What is being asked » Determine how many lines in these records hold "matplotlib". Only the number is wanted.
+-------+
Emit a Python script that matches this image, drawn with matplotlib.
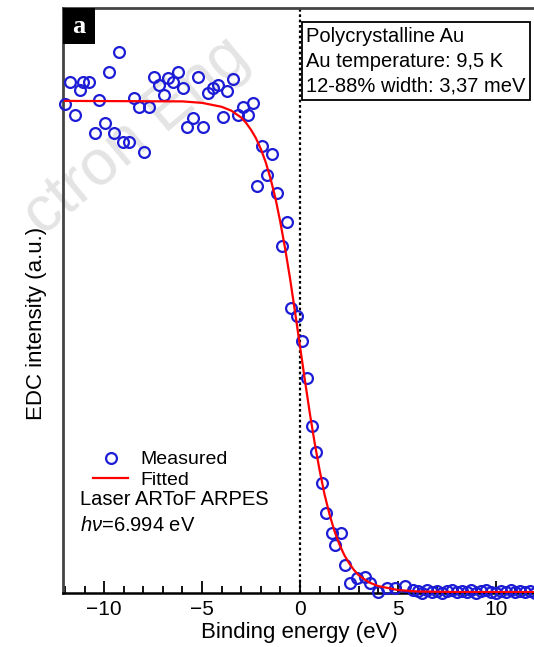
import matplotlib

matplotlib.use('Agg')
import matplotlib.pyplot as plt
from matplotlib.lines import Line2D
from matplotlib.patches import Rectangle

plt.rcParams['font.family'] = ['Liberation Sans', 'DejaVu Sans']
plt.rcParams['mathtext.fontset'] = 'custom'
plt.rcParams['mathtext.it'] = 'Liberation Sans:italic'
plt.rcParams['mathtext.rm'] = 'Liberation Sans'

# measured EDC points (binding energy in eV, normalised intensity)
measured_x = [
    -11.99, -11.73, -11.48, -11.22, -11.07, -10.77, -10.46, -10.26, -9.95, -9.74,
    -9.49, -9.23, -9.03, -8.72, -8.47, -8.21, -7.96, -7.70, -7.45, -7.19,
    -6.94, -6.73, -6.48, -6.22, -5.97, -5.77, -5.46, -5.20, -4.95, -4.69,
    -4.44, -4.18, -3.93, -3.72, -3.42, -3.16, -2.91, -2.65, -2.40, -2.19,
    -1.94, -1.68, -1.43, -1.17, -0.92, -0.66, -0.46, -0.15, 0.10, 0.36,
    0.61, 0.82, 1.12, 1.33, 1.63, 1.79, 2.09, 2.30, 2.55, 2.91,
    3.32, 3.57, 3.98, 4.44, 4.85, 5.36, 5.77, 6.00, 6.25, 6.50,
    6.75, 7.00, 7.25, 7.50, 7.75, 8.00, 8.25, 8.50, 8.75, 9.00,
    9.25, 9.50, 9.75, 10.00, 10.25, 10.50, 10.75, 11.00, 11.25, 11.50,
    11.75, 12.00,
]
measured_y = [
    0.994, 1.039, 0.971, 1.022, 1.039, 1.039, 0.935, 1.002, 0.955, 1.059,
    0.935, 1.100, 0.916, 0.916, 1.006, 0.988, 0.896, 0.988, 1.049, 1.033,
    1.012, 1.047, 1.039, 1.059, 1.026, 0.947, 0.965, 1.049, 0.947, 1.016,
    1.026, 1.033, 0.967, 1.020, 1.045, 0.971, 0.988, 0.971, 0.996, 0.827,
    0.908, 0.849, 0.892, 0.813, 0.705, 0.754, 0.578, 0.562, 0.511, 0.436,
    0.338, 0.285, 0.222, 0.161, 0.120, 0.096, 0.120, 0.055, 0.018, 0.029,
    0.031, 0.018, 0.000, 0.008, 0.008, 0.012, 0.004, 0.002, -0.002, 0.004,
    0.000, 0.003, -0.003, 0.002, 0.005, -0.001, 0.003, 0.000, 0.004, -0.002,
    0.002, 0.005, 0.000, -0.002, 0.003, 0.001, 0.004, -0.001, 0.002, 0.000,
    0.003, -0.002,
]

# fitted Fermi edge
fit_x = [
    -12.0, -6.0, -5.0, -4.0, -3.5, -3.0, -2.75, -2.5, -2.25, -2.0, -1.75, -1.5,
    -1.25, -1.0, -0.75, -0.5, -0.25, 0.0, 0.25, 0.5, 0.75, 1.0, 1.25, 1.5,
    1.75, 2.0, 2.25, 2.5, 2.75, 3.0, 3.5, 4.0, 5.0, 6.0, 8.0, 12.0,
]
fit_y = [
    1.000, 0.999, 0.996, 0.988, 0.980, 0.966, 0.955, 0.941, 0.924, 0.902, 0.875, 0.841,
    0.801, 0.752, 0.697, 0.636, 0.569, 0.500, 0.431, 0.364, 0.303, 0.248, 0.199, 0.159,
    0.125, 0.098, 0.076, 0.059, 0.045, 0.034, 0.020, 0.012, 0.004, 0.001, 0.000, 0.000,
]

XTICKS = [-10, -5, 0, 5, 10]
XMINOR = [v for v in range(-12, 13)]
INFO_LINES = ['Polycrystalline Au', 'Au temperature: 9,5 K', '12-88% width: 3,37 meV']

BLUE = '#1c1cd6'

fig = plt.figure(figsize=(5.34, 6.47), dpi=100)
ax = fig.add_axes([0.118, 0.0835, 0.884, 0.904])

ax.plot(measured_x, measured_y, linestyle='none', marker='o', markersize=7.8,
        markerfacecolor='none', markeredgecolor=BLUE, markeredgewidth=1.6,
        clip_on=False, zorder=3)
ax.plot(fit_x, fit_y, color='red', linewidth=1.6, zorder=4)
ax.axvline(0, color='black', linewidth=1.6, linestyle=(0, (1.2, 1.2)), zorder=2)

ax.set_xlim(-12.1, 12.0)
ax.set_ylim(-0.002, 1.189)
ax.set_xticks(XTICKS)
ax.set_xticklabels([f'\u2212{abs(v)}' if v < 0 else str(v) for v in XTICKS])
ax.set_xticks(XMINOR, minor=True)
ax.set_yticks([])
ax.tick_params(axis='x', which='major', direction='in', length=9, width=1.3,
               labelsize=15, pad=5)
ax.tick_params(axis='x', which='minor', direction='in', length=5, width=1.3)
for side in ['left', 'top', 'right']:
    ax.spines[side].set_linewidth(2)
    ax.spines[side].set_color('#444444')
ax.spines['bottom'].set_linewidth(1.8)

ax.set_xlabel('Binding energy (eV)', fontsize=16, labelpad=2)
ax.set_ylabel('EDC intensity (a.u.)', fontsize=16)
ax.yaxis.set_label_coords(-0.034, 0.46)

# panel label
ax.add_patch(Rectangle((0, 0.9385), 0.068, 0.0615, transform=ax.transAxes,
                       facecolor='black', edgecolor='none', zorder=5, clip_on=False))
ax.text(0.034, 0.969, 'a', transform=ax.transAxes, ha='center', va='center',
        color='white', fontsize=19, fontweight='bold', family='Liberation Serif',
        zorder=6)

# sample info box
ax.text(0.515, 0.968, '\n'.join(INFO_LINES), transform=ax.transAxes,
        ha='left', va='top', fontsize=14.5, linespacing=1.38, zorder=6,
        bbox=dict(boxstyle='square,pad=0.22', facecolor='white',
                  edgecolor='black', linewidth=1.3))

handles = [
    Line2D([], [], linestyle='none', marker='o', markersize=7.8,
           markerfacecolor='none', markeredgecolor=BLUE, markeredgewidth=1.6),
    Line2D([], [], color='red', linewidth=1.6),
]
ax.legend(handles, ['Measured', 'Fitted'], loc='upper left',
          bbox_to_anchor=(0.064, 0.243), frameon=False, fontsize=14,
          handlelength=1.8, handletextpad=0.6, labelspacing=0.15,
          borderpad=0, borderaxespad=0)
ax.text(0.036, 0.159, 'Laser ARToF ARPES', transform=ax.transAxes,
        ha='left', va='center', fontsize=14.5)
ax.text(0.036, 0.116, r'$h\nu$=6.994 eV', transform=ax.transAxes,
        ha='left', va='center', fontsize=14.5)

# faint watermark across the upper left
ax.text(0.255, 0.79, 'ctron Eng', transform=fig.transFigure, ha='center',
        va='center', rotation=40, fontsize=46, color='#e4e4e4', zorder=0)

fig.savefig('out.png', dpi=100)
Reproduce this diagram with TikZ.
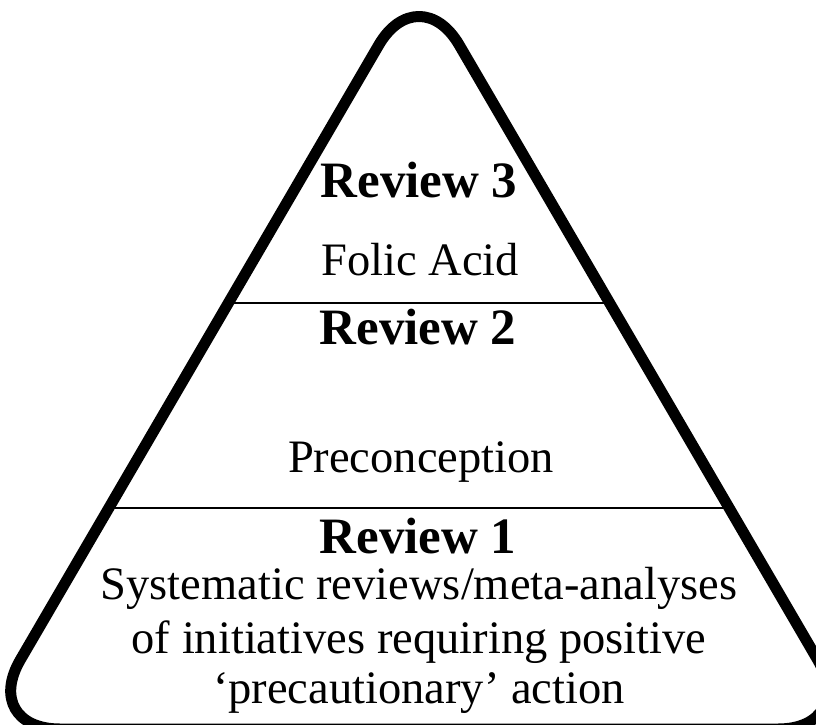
+-------+
Expected answer » 6